Petitioner does not list a speedy trial violation as one of his grounds but makes passing reference in the "REQUEST FOR RELIEF" section. See ECF No. 1 at 12 ("Paid attorney deprived me of right to speedy trial and now my next court date is (90) ninety days away."). Wis. Stat. § 971.10 requires a trial within ninety (90) days upon demand by any party in cases involving felonies. However, federal habeas relief does not lie for errors of state law, see Burris v. Farley, 51 F.3d 655, 659 (7th Cir. 1995) (citing cases), nor does a review of the docket in 2020CF001662 indicate that Petitioner has asserted this right, i.e. requested a speedy trial. Likewise, his criminal case was filed just six-and-a-half months ago, falling well short of the one-year trigger for full analysis of a federal speedy trial claim under Barker v. Wingo, 407 U.S. 514 (1972). See O'Quinn v. Spiller, 806 F.3d 974, 977 (7th Cir. 2015).

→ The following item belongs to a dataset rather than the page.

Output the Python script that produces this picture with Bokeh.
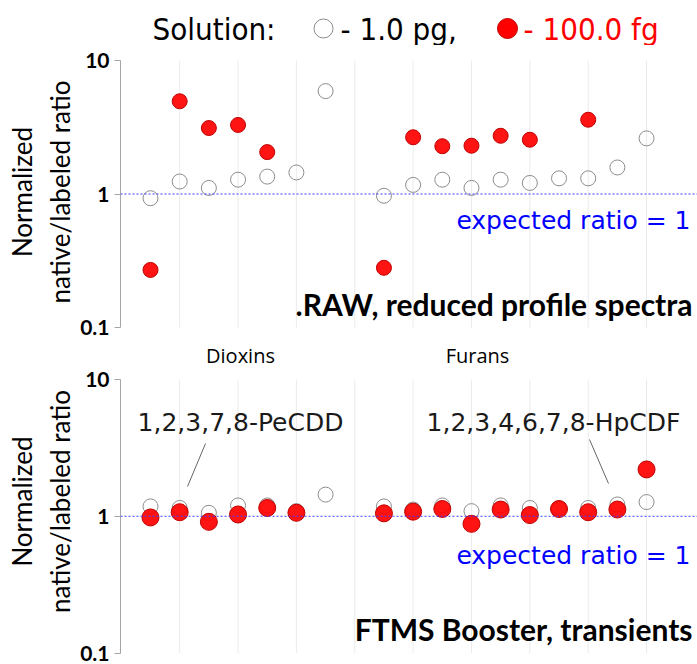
import numpy as np
from bokeh.plotting import figure
from bokeh.layouts import column
from bokeh.models import FixedTicker, Span, Range1d
from bokeh.core.properties import value
from bokeh.embed import file_html
from bokeh.resources import INLINE

nan = float("nan")

# ---- data -------------------------------------------------------------
groups = ["Dioxins", "Furans"]
tick_values = [0.1, 1, 10]
tick_labels = ["0.1", "1", "10"]

# .RAW, reduced profile spectra
raw_1pg_dioxins = [0.93, 1.24, 1.11, 1.28, 1.35, 1.45, 5.9]
raw_100fg_dioxins = [0.27, 4.95, 3.12, 3.29, 2.06, nan, nan]
raw_1pg_furans = [0.97, 1.17, 1.28, 1.11, 1.28, 1.21, 1.31, 1.31, 1.58, 2.61]
raw_100fg_furans = [0.28, 2.66, 2.28, 2.30, 2.73, 2.55, nan, 3.6, nan, nan]

# FTMS Booster, transients
ftms_1pg_dioxins = [1.18, 1.15, 1.06, 1.20, 1.20, 1.09, 1.44]
ftms_100fg_dioxins = [0.98, 1.07, 0.91, 1.03, 1.15, 1.06, nan]
ftms_1pg_furans = [1.18, 1.12, 1.20, 1.09, 1.20, 1.15, 1.13, 1.15, 1.22, 1.27]
ftms_100fg_furans = [1.05, 1.08, 1.13, 0.88, 1.12, 1.02, 1.13, 1.07, 1.12, 2.2]

# ---- layout constants --------------------------------------------------
W = 697
LEFT = 120            # frame left edge (px)
X0_PX = 150.0         # px of first compound
STEP_PX = 29.18       # px between compounds


def px_to_x(px):
    return (px - X0_PX) / STEP_PX


def make_y(y10, y01):
    """px (relative to figure top) -> data value on the log axis"""
    slope = 2.0 / (y01 - y10)

    def f(px):
        return 10 ** (1 - (px - y10) * slope)
    return f


n_d = len(raw_1pg_dioxins)
n_f = len(raw_1pg_furans)
pos_d = np.arange(n_d)
pos_f = n_d + 1 + np.arange(n_f)
grid_x = np.arange(1, pos_f[-1] + 1, 2)

OPEN_LINE = "#8c8c8c"
RED = "#ff0000"
RED_LINE = "#c00000"
LABEL_FONT = value("Lato")
NOTE_FONT = value("DejaVu Sans")


def panel(height, y10, y01, d1, d100, f1, f100, title, red_size, open_size,
          exp_px, title_px):
    yp = make_y(y10, y01)
    p = figure(width=W, height=height, y_axis_type="log",
               x_range=Range1d(px_to_x(LEFT), px_to_x(W)),
               y_range=Range1d(yp(height), yp(0)),
               output_backend="svg", toolbar_location=None,
               x_axis_location=None, min_border_left=LEFT, min_border_right=0,
               min_border_top=0, min_border_bottom=0)
    p.outline_line_color = None
    p.grid.visible = False
    p.background_fill_color = "white"

    ax = p.yaxis[0]
    ax.bounds = (0.1, 10)
    ax.ticker = FixedTicker(ticks=tick_values, minor_ticks=[])
    ax.major_label_overrides = {v: s for v, s in zip(tick_values, tick_labels)}
    ax.axis_line_color = "#a6a6a6"
    ax.major_tick_line_color = "#a6a6a6"
    ax.major_tick_in = 0
    ax.major_tick_out = 6
    ax.minor_tick_line_color = None
    ax.major_label_text_font = "Lato"
    ax.major_label_text_font_style = "bold"
    ax.major_label_text_font_size = "21px"
    ax.major_label_text_color = "black"
    ax.major_label_standoff = 5
    ax.axis_label = "Normalized\nnative/labeled ratio"
    ax.axis_label_text_font = "Lato"
    ax.axis_label_text_font_style = "normal"
    ax.axis_label_text_font_size = "26px"
    ax.axis_label_text_color = "black"
    ax.axis_label_standoff = 1

    # faint vertical guides
    p.segment(x0=grid_x, x1=grid_x, y0=0.1, y1=10, line_color="#ebebeb", line_width=1)

    # expected ratio line
    p.add_layout(Span(location=1, dimension="width", line_color="#3c3cff",
                      line_width=1, line_dash="2 2"))

    p.scatter(np.concatenate([pos_d, pos_f]), np.array(d1 + f1, dtype=float),
              size=open_size, fill_color=None, line_color=OPEN_LINE, line_width=1)
    p.scatter(np.concatenate([pos_d, pos_f]), np.array(d100 + f100, dtype=float),
              size=red_size, fill_color=RED, fill_alpha=0.92,
              line_color=RED_LINE, line_width=1)

    p.text(x=[px_to_x(690)], y=[yp(exp_px)], text=["expected ratio = 1"],
           text_font=NOTE_FONT, text_font_size="25px", text_color="#0000ff",
           text_align="right", text_baseline="middle")
    p.text(x=[px_to_x(692)], y=[yp(title_px)], text=[title],
           text_font=LABEL_FONT, text_font_style="bold", text_font_size="30px",
           text_color="black", text_align="right", text_baseline="middle")
    return p, yp


# legend strip (data units equal pixels)
leg = figure(width=W, height=45, x_range=Range1d(LEFT, W), y_range=Range1d(45, 0),
             output_backend="svg", toolbar_location=None,
             x_axis_location=None, y_axis_location=None,
             min_border=0, min_border_left=LEFT)
leg.outline_line_color = None
leg.grid.visible = False
LEG_FONT = value("DejaVu Sans Condensed")
leg.text(x=[152], y=[28], text=["Solution:"], text_font=LEG_FONT,
         text_font_size="31px", text_color="black", text_baseline="middle")
leg.scatter(x=[323], y=[28], size=19, fill_color=None, line_color=OPEN_LINE)
leg.text(x=[340], y=[28], text=["- 1.0 pg,"], text_font=LEG_FONT,
         text_font_size="31px", text_color="black", text_baseline="middle")
leg.scatter(x=[507], y=[28], size=20, fill_color=RED, line_color=RED_LINE)
leg.text(x=[523], y=[28], text=["- 100.0 fg"], text_font=LEG_FONT,
         text_font_size="31px", text_color="#ff0000", text_baseline="middle")

top, yt = panel(293, 15, 282, raw_1pg_dioxins, raw_100fg_dioxins,
                raw_1pg_furans, raw_100fg_furans,
                ".RAW, reduced profile spectra", 15, 15, 175, 258)

bot, yb = panel(326, 41, 314.5, ftms_1pg_dioxins, ftms_100fg_dioxins,
                ftms_1pg_furans, ftms_100fg_furans,
                "FTMS Booster, transients", 17, 15, 217, 290)

# group names
bot.text(x=[px_to_x(240), px_to_x(477)], y=[yb(17), yb(17)], text=groups,
         text_font=value("Open Sans"), text_font_size="20px", text_color="black",
         text_align="center", text_baseline="middle")

# compound call-outs
bot.segment(x0=[px_to_x(205), px_to_x(589)], y0=[yb(105), yb(101)],
            x1=[px_to_x(187), px_to_x(608)], y1=[yb(148), yb(145)],
            line_color="#666666", line_width=1)
bot.text(x=[px_to_x(240), px_to_x(553)], y=[yb(84), yb(84)],
         text=["1,2,3,7,8-PeCDD", "1,2,3,4,6,7,8-HpCDF"],
         text_font=NOTE_FONT, text_font_size="25px", text_color="#1a1a1a",
         text_align="center", text_baseline="middle")

layout = column(leg, top, bot, spacing=0)
open("out.html", "w").write(file_html(layout, INLINE))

Petitioner also moves to proceed without prepayment of the filing fee. ECF No. 2. However, the filing fee for a habeas corpus petition is only $5. Having reviewed the required affidavit, I am satisfied that Petitioner has sufficient assets to pay the filing fee and deny his motion accordingly. --------
THEREFORE, IT IS ORDERED that the petition for a writ of habeas corpus is DENIED for failure to exhaust state remedies. This case is DISMISSED. The Clerk of Court shall enter final judgment. No certificate of appealability will issue.
IT IS FURTHER ORDERED that Petitioner's motion to proceed without prepayment (ECF No. 2) is DENIED.
Dated at Milwaukee, Wisconsin, this 10th day of November, 2020.